The big white bird covers half a hectare, and stands 128m tall, making it visible from miles around - a problem during World War II because it could be used by German bombers as a navigational landmark. To prevent the enemy gaining an advantage, the Bulford kiwi was covered with leaf mould for several years before a scout troop scraped it clean again.
Soldiers who created the feature almost 100 years ago had earlier staged a revolt after they became fed up with strict discipline and grinding route-marches when the war for them was done. All they wanted was to get home, but the supply of troop ships was delayed.
Rampaging Sling troops looted the canteen and officers' mess, drank everything they could lay their hands on and caused damage put at the time at 10,000. One officer was treated in hospital for a head wound, while a lot of the troops ended up the worse for wear.
Several soldiers identified as ringleaders were arrested and sent home ahead of the men who so desperately wanted to go. Many who stayed were put on fatigue parties in February and March 1919 to create the Bulford Kiwi, named after the nearby town.

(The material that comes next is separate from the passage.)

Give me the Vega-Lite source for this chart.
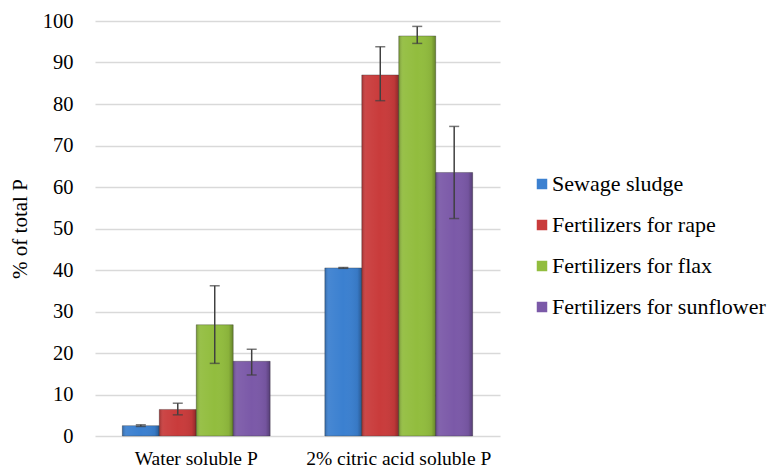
{
  "$schema": "https://vega.github.io/schema/vega-lite/v6.json",
  "width": 405,
  "height": 415,
  "autosize": {"type": "none"},
  "padding": {"left": 95, "top": 21, "right": 273, "bottom": 32},
  "background": "white",
  "config": {"view": {"stroke": null}},
  "data": {
    "values": [
      {"group": "Water soluble P", "series": "Sewage sludge", "value": 2.5, "lo": 2.3, "hi": 2.7},
      {"group": "Water soluble P", "series": "Fertilizers for rape", "value": 6.4, "lo": 5.1, "hi": 7.9},
      {"group": "Water soluble P", "series": "Fertilizers for flax", "value": 26.8, "lo": 17.5, "hi": 36.2},
      {"group": "Water soluble P", "series": "Fertilizers for sunflower", "value": 18.0, "lo": 14.7, "hi": 20.9},
      {"group": "2% citric acid soluble P", "series": "Sewage sludge", "value": 40.5, "lo": 40.4, "hi": 40.6},
      {"group": "2% citric acid soluble P", "series": "Fertilizers for rape", "value": 87.0, "lo": 80.8, "hi": 93.8},
      {"group": "2% citric acid soluble P", "series": "Fertilizers for flax", "value": 96.4, "lo": 94.6, "hi": 98.7},
      {"group": "2% citric acid soluble P", "series": "Fertilizers for sunflower", "value": 63.5, "lo": 52.4, "hi": 74.6}
    ]
  },
  "encoding": {
    "x": {
      "field": "group", "type": "nominal",
      "sort": ["Water soluble P", "2% citric acid soluble P"],
      "scale": {"paddingInner": 0.27, "paddingOuter": 0.135},
      "axis": {"title": null, "labelAngle": 0, "labelFont": "Liberation Serif", "labelFontSize": 19.5, "labelColor": "#000000", "labelPadding": 13, "ticks": false, "domain": false, "labelLimit": 300}
    },
    "xOffset": {
      "field": "series", "type": "nominal",
      "sort": ["Sewage sludge", "Fertilizers for rape", "Fertilizers for flax", "Fertilizers for sunflower"],
      "scale": {"paddingInner": 0, "paddingOuter": 0}
    }
  },
  "layer": [
    {
      "mark": {"type": "bar", "stroke": "#333333", "strokeOpacity": 0.35, "strokeWidth": 1},
      "encoding": {
        "y": {
          "field": "value", "type": "quantitative",
          "scale": {"domain": [0, 100], "nice": false},
          "axis": {
            "title": "% of total P", "titleFont": "Liberation Serif", "titleFontSize": 21, "titleFontWeight": "normal", "titleColor": "#000000", "titlePadding": 12,
            "values": [0, 10, 20, 30, 40, 50, 60, 70, 80, 90, 100],
            "labelFont": "Liberation Serif", "labelFontSize": 20.5, "labelColor": "#000000", "labelPadding": 22, "ticks": false, "domain": false,
            "grid": true, "gridColor": "#d9d9d9", "gridWidth": 1.5
          }
        },
        "color": {
          "field": "series", "type": "nominal",
          "sort": ["Sewage sludge", "Fertilizers for rape", "Fertilizers for flax", "Fertilizers for sunflower"],
          "scale": {
            "domain": ["Sewage sludge", "Fertilizers for rape", "Fertilizers for flax", "Fertilizers for sunflower"],
            "range": ["#3b80d0", "#c93b3b", "#92bd3e", "#7b59a8"]
          },
          "legend": {
            "title": null, "orient": "none", "legendX": 436, "legendY": 152,
            "symbolType": "square", "symbolSize": 110, "symbolStrokeWidth": 0,
            "labelFont": "Liberation Serif", "labelFontSize": 22, "labelColor": "#000000", "labelLimit": 300, "rowPadding": 19, "labelOffset": -1
          }
        }
      }
    },
    {
      "mark": {
        "type": "bar",
        "fill": {
          "gradient": "linear", "x1": 0, "y1": 0, "x2": 1, "y2": 0,
          "stops": [
            {"offset": 0, "color": "rgba(0,0,0,0.22)"},
            {"offset": 0.12, "color": "rgba(255,255,255,0.06)"},
            {"offset": 0.5, "color": "rgba(255,255,255,0.0)"},
            {"offset": 0.88, "color": "rgba(0,0,0,0.06)"},
            {"offset": 1, "color": "rgba(0,0,0,0.3)"}
          ]
        }
      },
      "encoding": {
        "y": {"field": "value", "type": "quantitative"}
      }
    },
    {
      "mark": {"type": "rule", "color": "#404040", "strokeWidth": 1.5},
      "encoding": {
        "y": {"field": "lo", "type": "quantitative"},
        "y2": {"field": "hi"}
      }
    },
    {
      "mark": {"type": "tick", "color": "#404040", "thickness": 1.5, "size": 10, "orient": "horizontal"},
      "encoding": {
        "y": {"field": "hi", "type": "quantitative"}
      }
    },
    {
      "mark": {"type": "tick", "color": "#404040", "thickness": 1.5, "size": 10, "orient": "horizontal"},
      "encoding": {
        "y": {"field": "lo", "type": "quantitative"}
      }
    }
  ]
}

For many soldiers, Sling was an unlovely place, despite its comfortable huts, wholesome food, decent canteens and billiard tables for relaxing. It could be bitterly cold in winter and featureless the rest of the time for soldiers required to drag weary feet across nearby countryside. But the camp did serve its purpose: by 1916, as troops moved through and sharpened their rifle skills, learned bomb-fusing and throwing, did gas-mask drills and visited the gas chamber, most emerged fit and disciplined at the end of a 30-day rotation.
One of the bomb instructors was Lieutenant Cyril Carey, a Marlborough sheep farmer.
His job was to train the recruits to prepare and hurl bombs and hand grenades. On November 7, 1916, Carey was teaching a nervous young private in a throwing trench. The soldier hurled the primed bomb only to see it lodge in mud near the lip of the trench.
A frantic Carey tried to grab the grenade but it was beyond his reach. Bravely he pushed the terrified soldier down in the sap just as the bomb exploded and blasted shrapnel at the two men. Carey suffered life threatening head wounds and died that evening in Codford Hospital, 30km away.
The 35-year-old's military records say his actions saved the life of the novice soldier. Every available soldier in Sling Camp attended his funeral, marching 10km to the gravesite. A report in the Christchurch Press in January 1917 noted: "The funeral was one of the largest seen on the Salisbury Plain."
The cortege passed a line of uniformed men which stretched 2km on both sides of the road. As Carey's casket was lowered, 40 troops fired a salute over Tidworth Cemetery, where his gravestone can be found.